No, I'm talking about the type of aliens that the U.S. Government snatched up in Roswell, New Mexico after a UFO crashed there in 1947. You know, little green men.
Or at least I presume, they are little green men. I definitely know the ones that landed in my neighborhood are little because I found the markings from one of their landing craft in my yard while talking to a roofing contractor the other day
I looked down and there it was, a perfectly round circle of green grass, distinctly darker than the other grass around it.
Since I do 100% of the lawn maintenance for the Hollerbach household, I knew something was not right. I applied fertilizer in April and I know I didn't do any donuts with my drop-spreader back then.

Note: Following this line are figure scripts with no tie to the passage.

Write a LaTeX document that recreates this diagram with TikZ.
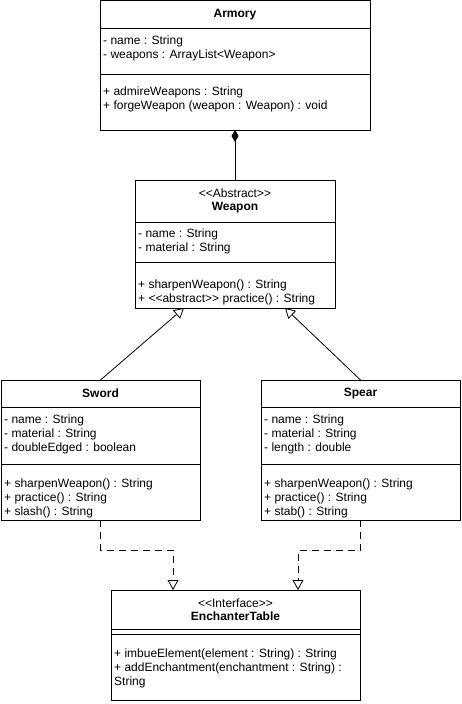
\documentclass[tikz,border=0pt]{standalone}
\usepackage{fontspec}
\setmainfont{Liberation Sans}
\usetikzlibrary{arrows.meta}
\newcommand{\umlstereo}[1]{<{}<#1>{}>}
\tikzset{
  part/.style={draw, line width=0.8pt, inner sep=0pt, outer sep=0pt, anchor=north west,
    align=center, font=\fontsize{12}{13.5}\selectfont},
  members/.style={align=left, anchor=north west, inner sep=0pt,
    font=\fontsize{12}{14}\selectfont},
  extends/.style={-{Triangle[open, length=10pt, width=11pt]}, line width=0.8pt},
  realizes/.style={extends, dash pattern=on 7pt off 5pt},
}
\begin{document}
\begin{tikzpicture}[x=1pt, y=-1pt]
\useasboundingbox (0,0) rectangle (461,704);

% Armory
\node[part, minimum width=270pt, minimum height=28pt] (armoryT) at (100,0.5) {\textbf{Armory}};
\node[part, minimum width=270pt, minimum height=46pt] (armoryA) at (100,28) {};
\node[part, minimum width=270pt, minimum height=56pt] (armoryO) at (100,74) {};
\node[members] (armoryAttr) at (103,35.5) {- name : String\\- weapons : ArrayList<Weapon>};
\node[members] (armoryOps) at (103,86.5) {+ admireWeapons : String\\+ forgeWeapon (weapon : Weapon) : void};

% Weapon
\node[part, minimum width=200pt, minimum height=42pt] (weaponT) at (135,180) {\umlstereo{Abstract}\\\textbf{Weapon}};
\node[part, minimum width=200pt, minimum height=40pt] (weaponA) at (135,222) {};
\node[part, minimum width=200pt, minimum height=46pt] (weaponO) at (135,262) {};
\node[members] (weaponAttr) at (138,228.5) {- name : String\\- material : String};
\node[members] (weaponOps) at (138,279.5) {+ sharpenWeapon() : String\\+ \umlstereo{abstract} practice() : String};

% Sword
\node[part, minimum width=199pt, minimum height=27pt] (swordT) at (1,380) {\textbf{Sword}};
\node[part, minimum width=199pt, minimum height=57pt] (swordA) at (1,407) {};
\node[part, minimum width=199pt, minimum height=56pt] (swordO) at (1,464) {};
\node[members] (swordAttr) at (4,414.5) {- name : String\\- material : String\\- doubleEdged : boolean};
\node[members] (swordOps) at (4,478.5) {+ sharpenWeapon() : String\\+ practice() : String\\+ slash() : String};

% Spear
\node[part, minimum width=199pt, minimum height=27pt] (spearT) at (261,380) {\textbf{Spear}};
\node[part, minimum width=199pt, minimum height=57pt] (spearA) at (261,407) {};
\node[part, minimum width=199pt, minimum height=56pt] (spearO) at (261,464) {};
\node[members] (spearAttr) at (264,414.5) {- name : String\\- material : String\\- length : double};
\node[members] (spearOps) at (264,478.5) {+ sharpenWeapon() : String\\+ practice() : String\\+ stab() : String};

% EnchanterTable
\node[part, minimum width=249pt, minimum height=39pt] (enchT) at (111,590) {\umlstereo{Interface}\\\textbf{EnchanterTable}};
\node[part, minimum width=249pt, minimum height=5pt] (enchA) at (111,629) {};
\node[part, minimum width=249pt, minimum height=66pt] (enchO) at (111,634) {};
\node[members] (enchOps) at (114,648.5) {+ imbueElement(element : String) : String\\+ addEnchantment(enchantment : String) :\\String};

% relations
\draw[line width=0.8pt, {Diamond[length=12pt, width=7pt]}-] (armoryO.south) -- (weaponT.north);
\draw[extends] (swordT.north) -- ([xshift=-51pt]weaponO.south);
\draw[extends] (spearT.north) -- ([xshift=50pt]weaponO.south);
\draw[realizes] (swordO.south) -- ++(0,30) -| ([xshift=62pt]enchT.north west);
\draw[realizes] (spearO.south) -- ++(0,30) -| ([xshift=187pt]enchT.north west);
\end{tikzpicture}
\end{document}
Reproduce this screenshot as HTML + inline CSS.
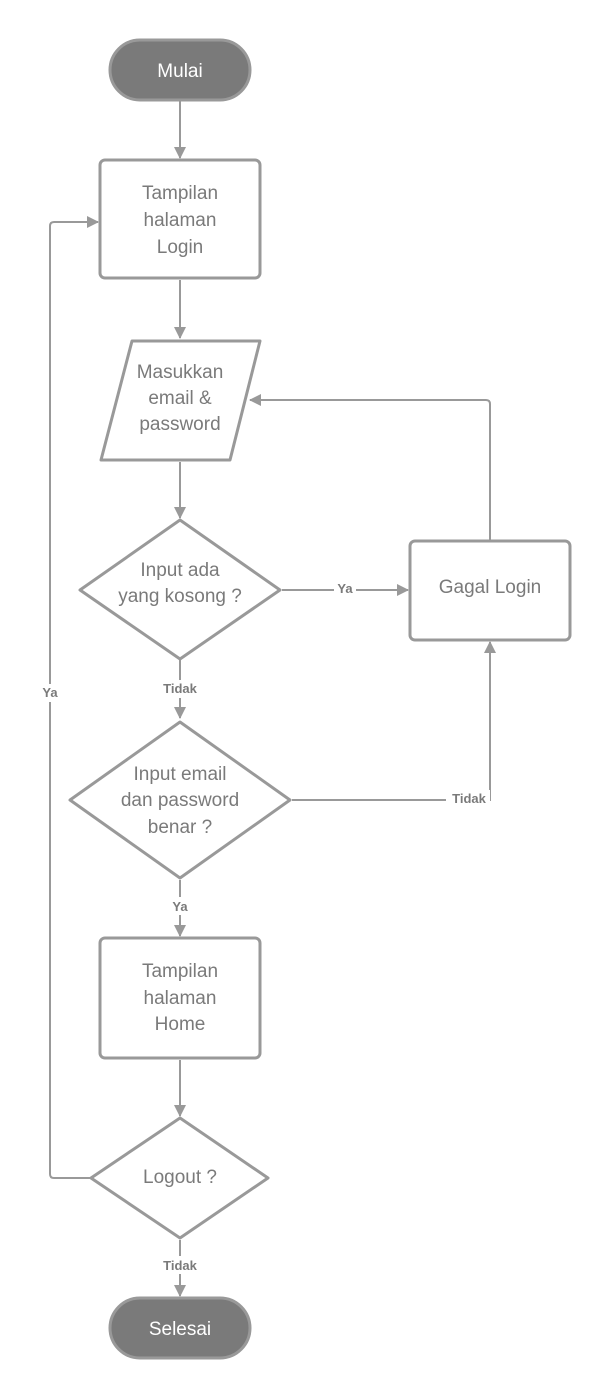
<!DOCTYPE html>
<html><head><meta charset="utf-8"><style>
html,body{margin:0;padding:0;background:#fff;}
svg{display:block;}
text{font-family:"Liberation Sans",sans-serif;}
.t{font-size:19px;fill:#7a7a7a;text-anchor:middle;}
.w{font-size:19px;fill:#fff;text-anchor:middle;}
.l{font-size:13px;font-weight:bold;fill:#7a7a7a;text-anchor:middle;}
</style></head><body>
<svg width="610" height="1399" viewBox="0 0 610 1399" xmlns="http://www.w3.org/2000/svg">
<defs><marker id="a" markerWidth="12" markerHeight="12" refX="11" refY="6" orient="auto" markerUnits="userSpaceOnUse"><path d="M0,0 L12,6 L0,12 z" fill="#999"/></marker></defs>
<g fill="none" stroke="#999" stroke-width="2">
<line x1="180" y1="100" x2="180" y2="158" marker-end="url(#a)"/>
<line x1="180" y1="280" x2="180" y2="338" marker-end="url(#a)"/>
<line x1="180" y1="462" x2="180" y2="518" marker-end="url(#a)"/>
<polyline points="180,660 180,718" marker-end="url(#a)"/>
<line x1="282" y1="590" x2="408" y2="590" marker-end="url(#a)"/>
<path d="M490,540 L490,404 Q490,400 486,400 L250,400" marker-end="url(#a)"/>
<polyline points="292,800 490,800 490,642" marker-end="url(#a)"/>
<line x1="180" y1="880" x2="180" y2="936" marker-end="url(#a)"/>
<line x1="180" y1="1060" x2="180" y2="1116" marker-end="url(#a)"/>
<line x1="180" y1="1240" x2="180" y2="1296" marker-end="url(#a)"/>
<path d="M90,1178 L54,1178 Q50,1178 50,1174 L50,226 Q50,222 54,222 L98,222" marker-end="url(#a)"/>
</g>
<g stroke="#999" stroke-width="3" fill="#fff" stroke-linejoin="round">
<rect x="110" y="40" width="140" height="60" rx="30" fill="#7a7a7a"/>
<rect x="100" y="160" width="160" height="118" rx="5"/>
<path d="M132,341 L260,341 L230,460 L101,460 Z"/>
<path d="M180,520 L280,590 L180,659 L80,590 Z"/>
<rect x="410" y="541" width="160" height="99" rx="5"/>
<path d="M180,722 L290,800 L180,878 L70,800 Z"/>
<rect x="100" y="938" width="160" height="120" rx="5"/>
<path d="M180,1118 L268,1178 L180,1238 L91,1178 Z"/>
<rect x="110" y="1298" width="140" height="60" rx="30" fill="#7a7a7a"/>
</g>
<text class="w" x="180" y="77">Mulai</text>
<text class="t" x="180" y="199">Tampilan</text>
<text class="t" x="180" y="226">halaman</text>
<text class="t" x="180" y="253">Login</text>
<text class="t" x="180" y="378">Masukkan</text>
<text class="t" x="180" y="404">email &amp;</text>
<text class="t" x="180" y="430">password</text>
<text class="t" x="180" y="576">Input ada</text>
<text class="t" x="180" y="602">yang kosong ?</text>
<text class="t" x="490" y="593">Gagal Login</text>
<text class="t" x="180" y="780">Input email</text>
<text class="t" x="180" y="806">dan password</text>
<text class="t" x="180" y="833">benar ?</text>
<text class="t" x="180" y="977">Tampilan</text>
<text class="t" x="180" y="1004">halaman</text>
<text class="t" x="180" y="1030">Home</text>
<text class="t" x="180" y="1183">Logout ?</text>
<text class="w" x="180" y="1335">Selesai</text>
<rect x="334" y="580" width="22" height="18" fill="#fff"/>
<text class="l" x="345" y="593">Ya</text>
<rect x="158" y="680" width="44" height="18" fill="#fff"/>
<text class="l" x="180" y="693">Tidak</text>
<rect x="446" y="790" width="44" height="18" fill="#fff"/>
<text class="l" x="469" y="803">Tidak</text>
<rect x="168" y="897" width="24" height="18" fill="#fff"/>
<text class="l" x="180" y="911">Ya</text>
<rect x="38" y="684" width="24" height="18" fill="#fff"/>
<text class="l" x="50" y="697">Ya</text>
<rect x="158" y="1256" width="44" height="18" fill="#fff"/>
<text class="l" x="180" y="1270">Tidak</text>
</svg>
</body></html>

If I had, that
might have caused the miniature crop circle I now have in my lawn although I doubt I could have made it
exactly 7 feet in diameter.
That's how I know the little green men have to be pretty little. Seven feet is a pretty small footprint for any kind of UFO. You're not going to find Sigourney Weaver's nemesis from the movie
Alien traveling in a spaceship that small.
Well, unless of course, that those aliens have the extraterrestrial version of the Yugo. Remember the Yugo? It was kind of like a Mini Cooper, but less spacious. Actually, a Yugo-sized spacecraft could explain why the alien in
Alien was so damn mean. If I had to travel umpteen million light-years squeezed into a spaceship the size of a refrigerator, I'd be in a pretty foul mood whenever I reached my destination.
Ok, just so I can sleep at night and my wife won't wonder why I'm now insisting on going to bed with a Louisville Slugger tucked under my pillow, I'm going to assume that my first assumption is correct and that the crop circle in my lawn was made by little green men aliens and not by the toothy horror from
Alien aliens.
I think I can handle little aliens. Based on the size of their spaceship's footprint, I imagine they're about 12 inches tall. As long as they don't propagate like the Tribbles from the classic episode of the original
Star Trek series, I'll be in good shape.
In an effort to catch the little green men who apparently landed on my property, I have strategically placed a couple of traps that I've had for a few years. I originally bought them to catch some baby raccoons that took up residence under my porch and they've been stashed in my garage ever since. I have them baited with cans of beer. The alien in
E.T. seemed to like a cold brewski so I figured that was a good use for the last of the Pomegranate Mich Ultra that was lingering in the back of my fridge. I hope aliens like flavored light beer.
Unfortunately, I've not yet caught anything. To improve my odds, I've been watching the
Outdoor Channel to see if it might air a program with tips on hunting aliens. For example, what kind of crops to plant on your property that might attract aliens who enjoy making crop circles? So far that's been a bust, not one program on how to bag an alien. However, I now know everything there is to know about the best methods of attracting a big buck to my back yard so I'll be in great shape this coming deer season.
Besides the traps, I've been literally beating the bushes hoping to scare at least one of little green men out. So far that hasn't worked either. I'm also staying clear of the crop circle. Who knows what kind of alien voodoo caused that grass to be greener. It could be radioactive, but since I don't have a Gieger counter I really can't say.
I just hope that those lead underpants I ordered off the internet arrive before the next time I need to mow.
Here's a photo of my 'crop circle' and while I have been guilty of PhotoShopping an image or two in the past, I've not touched this one. I'm wondering if this might be the site of an old filled in cistern or well. The house is 100 years old, so it might be possible. I may have to do an archeological dig and investigate when I have nothing better to do.